Only the brave would guess the market’s direction, but whatever the trend, there would be losses.

Take two stocks of the same market capitalisation. Say in the same time period, stock A goes from 250 to 275 and back again to 250, while stock B moves from 250 to 255 and back again to 250. A long-term investor ignores the difference - his return from either move is zero.

Traders prefer A to B. With perfect timing, a trade may generate 20 per cent return by buying and selling A. If he uses options or futures, he could make (or lose) much more. This is why traders like volatility. Now, the bulk of market action is from traders. Their dealings reduce buy-ask spreads, generate liquidity and improve the environments for all players.

What are volatility expectations for Indian traders? Since January 1997, the average daily range of the Nifty (the most highly traded underlying) has been about 2.2 per cent calculated as the daily high-low range as a percentage of the close. It’s almost the same (2.19 per cent) since January 2009.

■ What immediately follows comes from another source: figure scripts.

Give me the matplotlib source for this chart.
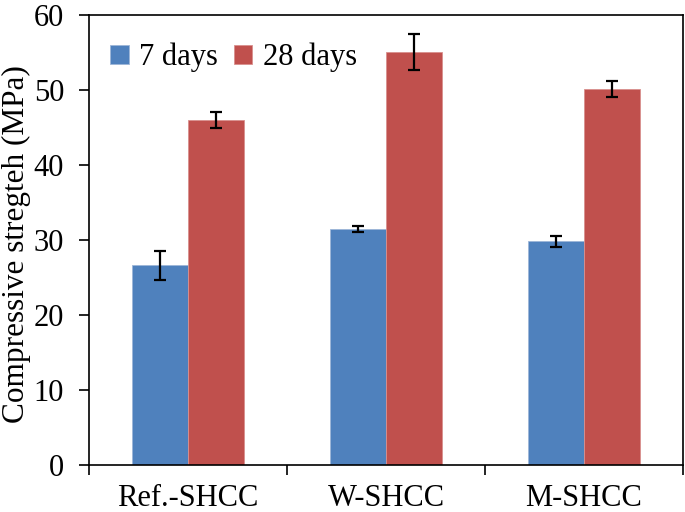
import numpy as np
import matplotlib.pyplot as plt

# compressive strength of the three mixes
groups = ['Ref.-SHCC', 'W-SHCC', 'M-SHCC']
days7 = [26.6, 31.5, 29.8]
days28 = [46.0, 55.0, 50.1]
err7 = [1.9, 0.4, 0.7]
err28 = [1.05, 2.4, 1.05]

plt.rcParams['font.family'] = ['Liberation Serif', 'DejaVu Serif']

fig = plt.figure(figsize=(6.85, 5.12), dpi=100)
ax = fig.add_axes([0.130, 0.092, 0.867, 0.879])

x = np.arange(len(groups))
w = 0.285
ekw = dict(ecolor='black', elinewidth=1.6, capsize=4.5, capthick=1.6)
ax.bar(x - w/2, days7, w, yerr=err7, color='#4F81BD', edgecolor='#9DB6D8',
       linewidth=0.6, label='7 days', error_kw=ekw)
ax.bar(x + w/2, days28, w, yerr=err28, color='#C0504D', edgecolor='#D9908E',
       linewidth=0.6, label='28 days', error_kw=ekw)

ax.set_xlim(-0.5, 2.5)
ax.set_ylim(0, 60)
ax.set_yticks(range(0, 61, 10))
ax.set_xticks([-0.5, 0.5, 1.5, 2.5], minor=False)
ax.set_xticklabels([])
ax.set_xticks(x, minor=True)
ax.set_xticklabels(groups, minor=True, fontsize=22)
ax.tick_params(axis='x', which='minor', length=0, pad=14)
ax.tick_params(axis='x', which='major', direction='out', length=7, width=1.2)
ax.tick_params(axis='y', direction='out', length=7, width=1.2, labelsize=22, pad=11)
for s in ax.spines.values():
    s.set_linewidth(1.2)

ax.set_ylabel('Compressive stregteh (MPa)', fontsize=22.5)
ax.yaxis.set_label_coords(-0.098, 0.49)

ax.legend(loc='upper left', ncol=2, frameon=False, fontsize=22,
          handlelength=0.6, handleheight=0.6, handletextpad=0.35,
          columnspacing=0.5, bbox_to_anchor=(0.0, 0.985), borderaxespad=0.3)

fig.savefig('out.png', dpi=100)
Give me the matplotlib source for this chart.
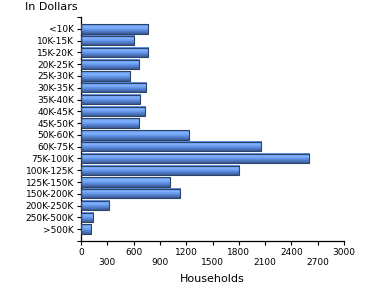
import numpy as np
import matplotlib
matplotlib.use("Agg")
import matplotlib.pyplot as plt
from matplotlib.colors import LinearSegmentedColormap

categories = ["<10K", "10K-15K", "15K-20K", "20K-25K", "25K-30K", "30K-35K",
              "35K-40K", "40K-45K", "45K-50K", "50K-60K", "60K-75K", "75K-100K",
              "100K-125K", "125K-150K", "150K-200K", "200K-250K", "250K-500K", ">500K"]
households = [766, 606, 766, 664, 561, 743, 675, 732, 664, 1234, 2055, 2603,
              1804, 1017, 1131, 321, 139, 116]
xticks = [0, 300, 600, 900, 1200, 1500, 1800, 2100, 2400, 2700, 3000]

fig = plt.figure(figsize=(3.7, 3.0), dpi=100)
ax = fig.add_axes([0.219, 0.197, 0.711, 0.746])

cmap = LinearSegmentedColormap.from_list(
    "bar", ["#5a88d8", "#72a4f4", "#82b2ff", "#6d9ef0", "#5a88d8", "#4a70b8", "#3a5a90"])
grad = np.linspace(0, 1, 64).reshape(-1, 1)

n = len(categories)
ypos = np.arange(n)
h = 0.8
for y, v in zip(ypos, households):
    ax.imshow(grad, extent=(0, v, y + h / 2, y - h / 2), cmap=cmap,
              aspect="auto", origin="upper", interpolation="bilinear", zorder=2)
ax.barh(ypos, households, height=h, facecolor="none", edgecolor="#2c4468",
        linewidth=0.8, zorder=3)

ax.set_xlim(0, 3000)
ax.set_ylim(n, -1)
ax.set_yticks(ypos)
ax.set_yticklabels(categories)
ax.set_yticks([-1, n], minor=True)
ax.tick_params(axis="y", which="minor", length=3, width=0.8)
ax.set_xticks(xticks)
labels = []
for i, t in enumerate(xticks):
    labels.append(str(t) if i % 2 == 0 else "\n" + str(t))
ax.set_xticklabels(labels)
ax.tick_params(axis="both", which="major", length=3, width=0.8, labelsize=6.5,
               pad=2, colors="black")
for s in ["top", "right"]:
    ax.spines[s].set_visible(False)
for s in ["left", "bottom"]:
    ax.spines[s].set_linewidth(0.9)
ax.set_xlabel("Households", fontsize=8, labelpad=5)
fig.text(0.068, 0.995, "In Dollars", fontsize=8, ha="left", va="top")

fig.savefig("out.png", dpi=100)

The frequency distribution of volatility is not a classic bell curve. It has a very long tail and a tight central cluster. Around 95 per cent of moves fall within two standard deviations ( the SD is 1.47 per cent) of the average which fits the prediction of 95.2 per cent for a bell curve. But 86 per cent fits inside one SD (3.7 per cent) from average where the bell curve prediction is 68.2 per cent.

The tail is massive. A normal distribution predicts 99.6 per cent of all values will fall within three SD of average (0-6.6 per cent). The Nifty has multiple moves beyond 5 standard deviations (9.6 per cent), and over 1.77 per cent of all sessions consist of swings larger than 6.6 per cent.

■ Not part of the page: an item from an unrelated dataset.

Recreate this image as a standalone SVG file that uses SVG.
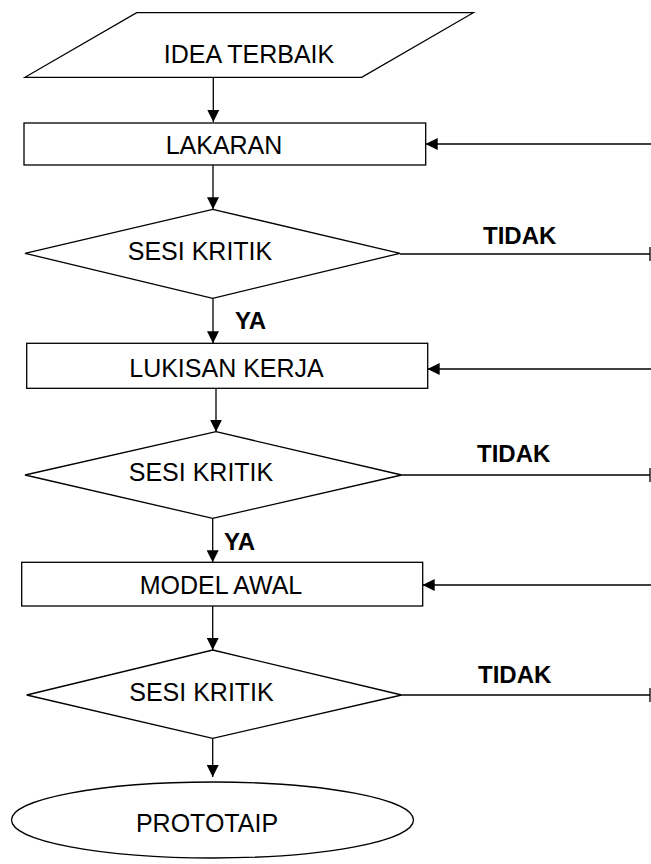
<svg xmlns="http://www.w3.org/2000/svg" width="651" height="864" viewBox="0 0 651 864">
<style>
.shape{fill:#fff;stroke:#000;stroke-width:1.3}
.ln{fill:none;stroke:#000;stroke-width:1.3}
.t{font-family:"Liberation Sans",Arial,sans-serif;font-size:25px;fill:#000;text-anchor:middle}
.b{font-family:"Liberation Sans",Arial,sans-serif;font-size:24px;font-weight:bold;fill:#000}
</style>
<defs>
<marker id="ah" markerUnits="userSpaceOnUse" markerWidth="12" markerHeight="12" refX="12" refY="6" orient="auto">
<path d="M0,0 L12,6 L0,12 z" fill="#000"/>
</marker>
</defs>
<rect width="651" height="864" fill="#fff"/>
<g id="connectors">
<line class="ln" x1="213.3" y1="77.3" x2="213.3" y2="122" marker-end="url(#ah)"/>
<line class="ln" x1="213" y1="165" x2="213" y2="209.3" marker-end="url(#ah)"/>
<line class="ln" x1="213" y1="298.3" x2="213" y2="343.3" marker-end="url(#ah)"/>
<line class="ln" x1="216" y1="388.3" x2="216" y2="431.7" marker-end="url(#ah)"/>
<line class="ln" x1="212.7" y1="518.3" x2="212.7" y2="562.3" marker-end="url(#ah)"/>
<line class="ln" x1="212.7" y1="606" x2="212.7" y2="650" marker-end="url(#ah)"/>
<line class="ln" x1="212.7" y1="738.3" x2="212.7" y2="777" marker-end="url(#ah)"/>
<line class="ln" x1="651" y1="144" x2="425.7" y2="144" marker-end="url(#ah)"/>
<line class="ln" x1="651" y1="369" x2="427.7" y2="369" marker-end="url(#ah)"/>
<line class="ln" x1="651" y1="585" x2="422.7" y2="585" marker-end="url(#ah)"/>
<line class="ln" x1="400" y1="254" x2="650" y2="254"/>
<line class="ln" x1="650" y1="247" x2="650" y2="261" stroke-width="2"/>
<line class="ln" x1="401.7" y1="475" x2="650" y2="475"/>
<line class="ln" x1="650" y1="468" x2="650" y2="482" stroke-width="2"/>
<line class="ln" x1="401.7" y1="695" x2="650" y2="695"/>
<line class="ln" x1="650" y1="688" x2="650" y2="702" stroke-width="2"/>
<text class="b" x="483" y="244">TIDAK</text>
<text class="b" x="477" y="462">TIDAK</text>
<text class="b" x="478" y="683">TIDAK</text>
<text class="b" x="235" y="329">YA</text>
<text class="b" x="224" y="550">YA</text>
</g>
<g id="idea">
<polygon class="shape" points="136.7,12.7 473.3,12.7 361.7,77.3 25,77.3"/>
<text class="t" x="249" y="63">IDEA TERBAIK</text>
</g>
<g id="lakaran">
<rect class="shape" x="24" y="123" width="401.7" height="42"/>
<text class="t" x="224" y="154">LAKARAN</text>
</g>
<g id="kritik1">
<polygon class="shape" points="212.7,209.3 400,253.3 212.7,298.3 25,253.3"/>
<text class="t" x="200" y="260">SESI KRITIK</text>
</g>
<g id="lukisan">
<rect class="shape" x="26.7" y="343.3" width="401" height="45"/>
<text class="t" x="226.5" y="377">LUKISAN KERJA</text>
</g>
<g id="kritik2">
<polygon class="shape" points="216,431.7 401.7,475 212.7,518.3 25,475"/>
<text class="t" x="201" y="481">SESI KRITIK</text>
</g>
<g id="model">
<rect class="shape" x="21.7" y="562.3" width="401" height="43.7"/>
<text class="t" x="221" y="594">MODEL AWAL</text>
</g>
<g id="kritik3">
<polygon class="shape" points="212.7,650 401.7,695 212.7,738.3 26.7,695"/>
<text class="t" x="201.5" y="701">SESI KRITIK</text>
</g>
<g id="prototaip">
<ellipse class="shape" cx="212.5" cy="820" rx="201" ry="38"/>
<text class="t" x="207" y="832">PROTOTAIP</text>
</g>
</svg>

Around 57 per cent of observations fall below the average. The median is at 1.84 per cent – half the daily moves are lower than that. The average is therefore pulled up by enormous occasional swings. Since around 95 per cent of observations conform, we can use the bell curve for rough calculations though there would be big risks in basing trading strategies on pure bell curve assumptions.

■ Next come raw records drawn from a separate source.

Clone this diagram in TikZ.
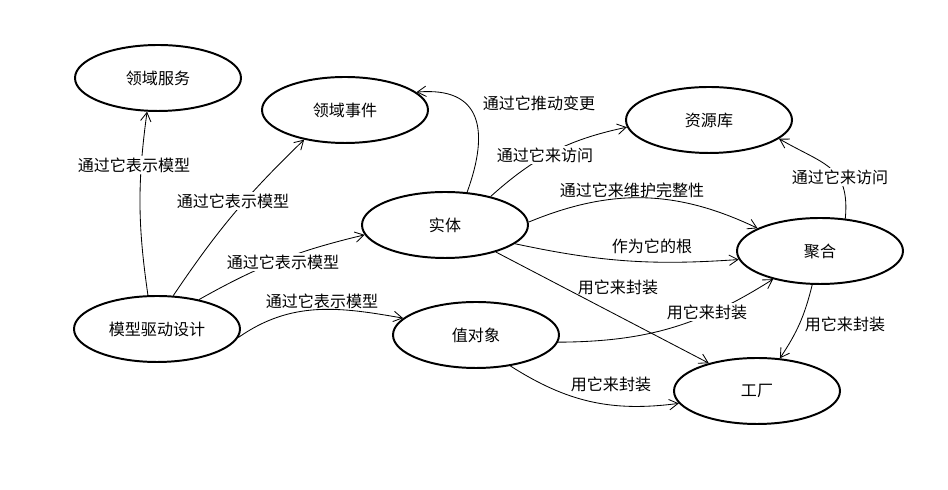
\documentclass[tikz,border=0pt]{standalone}
\usepackage{fontspec}
\setmainfont{Noto Sans CJK SC}
\usetikzlibrary{shapes.geometric,arrows.meta}

\begin{document}
\begin{tikzpicture}[>={Straight Barb[length=2.2mm,width=2.6mm]},
  concept/.style={draw, ellipse, line width=1.4pt, minimum width=4.15cm, minimum height=1.65cm, inner sep=0pt, font=\fontsize{11.4}{13}\selectfont},
  rel/.style={->, line width=0.6pt},
  tag/.style={inner sep=1pt, font=\fontsize{11.4}{13}\selectfont}]
\useasboundingbox (0,0) rectangle (23.7,12.25);

\node[concept] (svc) at (3.95,10.3) {领域服务};
\node[concept] (evt) at (8.625,9.5) {领域事件};
\node[concept] (repo) at (17.725,9.25) {资源库};
\node[concept] (ent) at (11.125,6.625) {实体};
\node[concept] (agg) at (20.5,5.975) {聚合};
\node[concept] (mdd) at (3.925,4.025) {模型驱动设计};
\node[concept] (vo) at (11.9,3.875) {值对象};
\node[concept] (fac) at (18.925,2.475) {工厂};

\draw[rel] (mdd.105) to[bend left=8] (svc.252);
\draw[rel] (mdd.64) to[bend left=6] (evt.216);
\draw[rel] (mdd.35) to[bend left=8] (ent.187);
\draw[rel] (mdd.354) to[out=35,in=170] (vo.167);
\draw[rel] (ent.56) to[out=70,in=5,looseness=1.5] (evt.14);
\draw[rel] (ent.32) to[bend left=15] (repo.185);
\draw[rel] (ent.2) to[bend left=24] (agg.160);
\draw[rel] (ent.345) to[bend right=8] (agg.186);
\draw[rel] (ent.332) -- (fac.150);
\draw[rel] (vo.355) to[bend right=16] (agg.211);
\draw[rel] (vo.318) to[bend right=20] (fac.189);
\draw[rel] (agg.52) to[out=85,in=-30,looseness=1.3] (repo.345);
\draw[rel] (agg.257) to[bend left=10] (fac.55);

% labels
\node[tag, fill=white] (l1) at (3.35,8.125) {通过它表示模型};
\node[tag, fill=white] (l2) at (5.825,7.225) {通过它表示模型};
\node[tag, fill=white] (l3) at (7.075,5.7) {通过它表示模型};
\node[tag] (l4) at (8.05,4.725) {通过它表示模型};
\node[tag] (l5) at (13.475,9.675) {通过它推动变更};
\node[tag, fill=white] (l6) at (13.625,8.375) {通过它来访问};
\node[tag] (l7) at (15.8,7.5) {通过它来维护完整性};
\node[tag] (l8) at (16.3,6.1) {作为它的根};
\node[tag] (l9) at (15.45,5.075) {用它来封装};
\node[tag, fill=white] (l10) at (17.675,4.45) {用它来封装};
\node[tag] (l11) at (15.275,2.65) {用它来封装};
\node[tag, fill=white] (l12) at (21.0,7.825) {通过它来访问};
\node[tag] (l13) at (21.125,4.15) {用它来封装};
\end{tikzpicture}
\end{document}
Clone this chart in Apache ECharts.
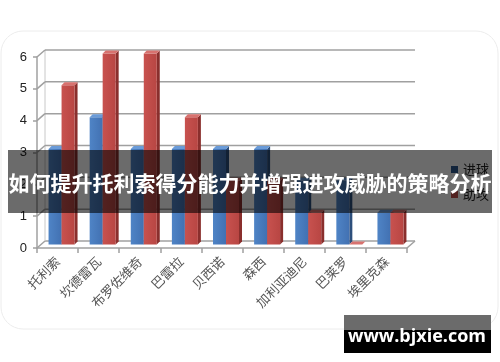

The 2.2 per cent average translates into daily swings of 115-120 points at current Nifty level. On a futures contract (market lot 50) that translates to a cash move of about Rs 6,000 crore. With leverage, it could mean daily gains or losses of 18-20 per cent for futures traders.

But the past two months have seen daily volatility drop to an average of 1.2 per cent. The past 15 sessions have seen it ease below 1 per cent, to 0.98 per cent. Since January 2010, volatility has averaged only 1.4 per cent. What does this reduction of volatility imply?

The classic interpretation of reduced volatility is that people are less fearful of big bear markets. That behavioural expectation appears confirmed by the Vix, which tracks implied volatility. The Vix is also dropping.

Since January 2010, the market has gained only 2.5 per cent. This is well below prevailing inflation. Has this eight-month period, with its real negative returns, removed all fears of renewed bearishness? That’s very, very tough to swallow.

Frankly, I cannot see a credible fundamental explanation why market volatility should have eased off markedly in the last eight months. There has been no apparent structural change that could have triggered this, in either macro-economy or market.

Lower volatility has surely reduced potential returns for traders. Obviously, those who adapted faster to low volatility made more money. Sophisticated option traders will have discovered that spreads such as butterflies and short strangles, which exploit low volatility, have become more profitable. Volumes have grown much faster in the index option segment than in futures, or any other segment, as a result.

Both traders and investors may wonder if this trend of lower volatility can be sustained over say, the next 6-12 months? Or will it end with the market reverting to the long-term, higher volatility registered over the past 13 years? Volatility is mean-reverting, according to several studies, (none of which used Indian data). As and when volatility rises, trading expectations will change.

The volatility is worth tracking, even for “fundamentalists”, since a rise in volatility is likely to presage or coincide with steep trend reversals, whether up or down. It would be a brave man who guesses the direction, however. Whatever the direction, there would be huge losses incurred at the transition point when volatility spiked.